At this point ingestion is as simple as:

$> ingestReferenceCatalog.py my_ref_repo/ simple_ref.txt --configfile my_ref.cfg

###Using HTM ref catalogs
If you ingested into a data repository with your data in it, you need do nothing more than specify the name of the catalog on the command line. I.e.

$> processCcd.py my_repo --id --config calibrate.photoRefObjLoader.ref_dataset_name='catalog_1' calibrate.astromRefObjLoader.ref_dataset_name='catalog_2'

Where catalog_1 and catalog_2 are the names of the catalogs specified in the config at ingest time. There is also a standard set of reference catalogs available from /datasets/refcats/htm/htm_baseline.
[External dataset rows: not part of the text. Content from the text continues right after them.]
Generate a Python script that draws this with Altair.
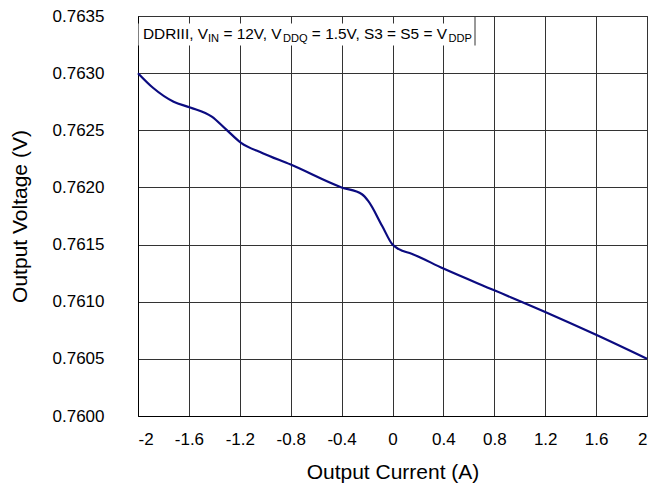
import altair as alt
import pandas as pd

# ---- data ----
current = [-2.0, -1.88, -1.72, -1.59, -1.42, -1.31, -1.19, -1.02, -0.80, -0.40,
           -0.24, -0.19, -0.08, 0.0, 0.05, 0.15, 0.40, 0.80, 1.20, 1.60, 2.0]
voltage = [0.76300, 0.76287, 0.76275, 0.76270, 0.76262, 0.76251, 0.76239, 0.76230,
           0.76220, 0.76200, 0.76194, 0.76188, 0.76166, 0.76150, 0.76146, 0.76142,
           0.76129, 0.76110, 0.76091, 0.76071, 0.76050]
x_ticks = [-2, -1.6, -1.2, -0.8, -0.4, 0, 0.4, 0.8, 1.2, 1.6, 2]
y_ticks = [0.7600, 0.7605, 0.7610, 0.7615, 0.7620, 0.7625, 0.7630, 0.7635]
# (text, is_subscript, leading space)
annotation = [("DDRIII, V", False, False), ("IN", True, False), ("= 12V, V", False, True),
              ("DDQ", True, False), ("= 1.5V, S3 = S5 = V", False, True), ("DDP", True, False)]

FONT = "Liberation Sans"
W, H = 509, 400

df = pd.DataFrame({"current": current, "voltage": voltage})
one = pd.DataFrame({"k": [0]})

line = alt.Chart(df).mark_line(color="#0b0b80", strokeWidth=2.2, interpolate="monotone").encode(
    x=alt.X("current:Q",
            scale=alt.Scale(domain=[-2, 2], nice=False, zero=False),
            axis=alt.Axis(values=x_ticks, labelExpr="'' + datum.value",
                          title="Output Current (A)", titleX=W / 2, titleY=56,
                          titleBaseline="middle", titleAlign="center",
                          labelPadding=15, tickSize=0, grid=True)),
    y=alt.Y("voltage:Q",
            scale=alt.Scale(domain=[0.7600, 0.7635], nice=False, zero=False),
            axis=alt.Axis(values=y_ticks, format=".4f",
                          title="Output Voltage (V)", titleX=-118, titleY=H / 2,
                          titleBaseline="middle", titleAlign="center", titleAngle=-90,
                          labelPadding=34, tickSize=0, grid=True)),
)

# annotation box (white background and right edge)
BOX_R = 337
box = alt.Chart(one).mark_rect(color="white").encode(
    x=alt.value(0.5), x2=alt.value(BOX_R), y=alt.value(7.5), y2=alt.value(29.5)
)
edge = alt.Chart(one).mark_rule(color="#333", strokeWidth=1).encode(
    x=alt.value(BOX_R), y=alt.value(0), y2=alt.value(29.5)
)

# Arial / Liberation Sans advance widths (per 1000 em)
adv = {"D": 722, "R": 722, "I": 278, ",": 278, " ": 278, "V": 667, "N": 722,
       "=": 584, "1": 556, "2": 556, "Q": 778, ".": 278, "5": 556, "S": 667, "3": 556,
       "P": 667}
FS, SFS = 15.4, 11.1
xpos = 5.0
texts = []
for seg, sub, lead in annotation:
    fs = SFS if sub else FS
    if lead:
        xpos += adv[" "] / 1000 * fs
    texts.append(alt.Chart(one).mark_text(
        align="left", baseline="alphabetic", font=FONT, fontSize=fs, color="black"
    ).encode(x=alt.value(xpos), y=alt.value(25.5 if sub else 23), text=alt.value(seg)))
    xpos += sum(adv[c] for c in seg) / 1000 * fs

chart = alt.layer(line, box, edge, *texts).properties(
    width=W, height=H,
    autosize=alt.AutoSizeParams(type="none"),
    padding={"left": 130, "top": 8, "right": 4, "bottom": 68},
).configure_view(stroke="#222", strokeWidth=1).configure_axis(
    labelFont=FONT, titleFont=FONT, labelFontSize=17, titleFontSize=21,
    labelColor="black", titleColor="black", titleFontWeight="normal",
    domainColor="black", domainWidth=1, gridColor="#333", gridWidth=1, gridOpacity=1,
)

chart.save("out.html", embed_options={"renderer": "svg", "actions": False})
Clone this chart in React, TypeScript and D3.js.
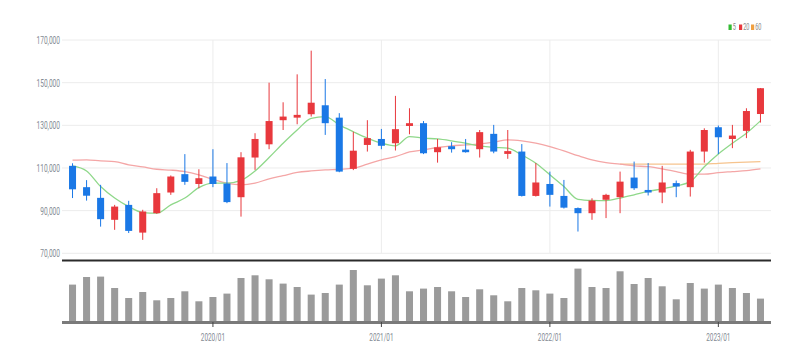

You can link that directory into your data repo and have access to any of the baseline reference catalogs available there.

$> ln -s /datasets/refcats/htm/htm_baseline path_to_my_repo/ref_cats

The directory in the data repo must be called ref_cats unless this template is overridden in a policy file.

See RFC-257 for a fully worked example using DM-8232.

RHL · January 4, 2017, 3:02am

Thank you! Do we use the data registry for this, or the calibration registry, or a new one just for reference catalogues? I think I’d rather not use the data registry as I suspect that we’ll want to use one reference catalogue for multiple datasets.

KSK · January 4, 2017, 3:49pm

At the moment there is no registry involved. In my implementation, you choose the reference by specifying the catalog name in the config and that name is used to complete a template which points to the correct reference catalog. I think that solves your usecase because we can link any of the reference catalogs into any data repository. I know that K-T wants to eventually have repositories of repositories to hold the catalogs, but that requires work in pipe_tasks.

RHL · January 4, 2017, 3:55pm

I must have misunderstood:

What does this do?

price · January 5, 2017, 2:52am

Are we still able to use astrometry.net-based catalogs? Could you please demonstrate how that is done (what configuration to use for processCcd.py)?

KSK · January 5, 2017, 3:30pm

That puts the reference catalogs into the sharded form. It does not create a registry, but does require a minimal repository to write the shards into.

KSK · January 5, 2017, 3:33pm

Usage of the a.net based catalogs is unchanged. Because of the way we locate the a.net index files, you must use the same refObjeLoader for both astrometry and photometry. It is still the default, but I would like to change that soon. I don’t have a worked example handy, but it should be exactly the same as you’ve done in the past.

Edit: I now see your comments on DM-8841. This ticket did make changes to the names of the refObjLoaders in the configs, so if you have config overrides, they will need to use the new names as you have in that ticket.

price · January 5, 2017, 3:47pm

Thanks. I think once we have the PS1 PV3 catalog available (working on it now!), we could flip the switch.

price · January 10, 2017, 2:33pm

This does not work with the current default set of configurations. It is necessary to also retarget the refObjLoaders. For this, you must use a config override file like this:

$> cat processCcd-overrides.py
from lsst.meas.algorithms import LoadIndexedReferenceObjectsTask
config.calibrate.photoRefObjLoader.retarget(LoadIndexedReferenceObjectsTask)
config.calibrate.photoRefObjLoader.ref_dataset_name = "catalog_1"
config.calibrate.astromRefObjLoader.retarget(LoadIndexedReferenceObjectsTask)
config.calibrate.astromRefObjLoader.ref_dataset_name = "catalog_2"
$> processCcd.py my_repo --id visit=12345 ccd=67 --config-file processCcd-overrides.py

KSK · January 10, 2017, 3:33pm

@price Thanks for adding that, and sorry for leaving it out of the original post.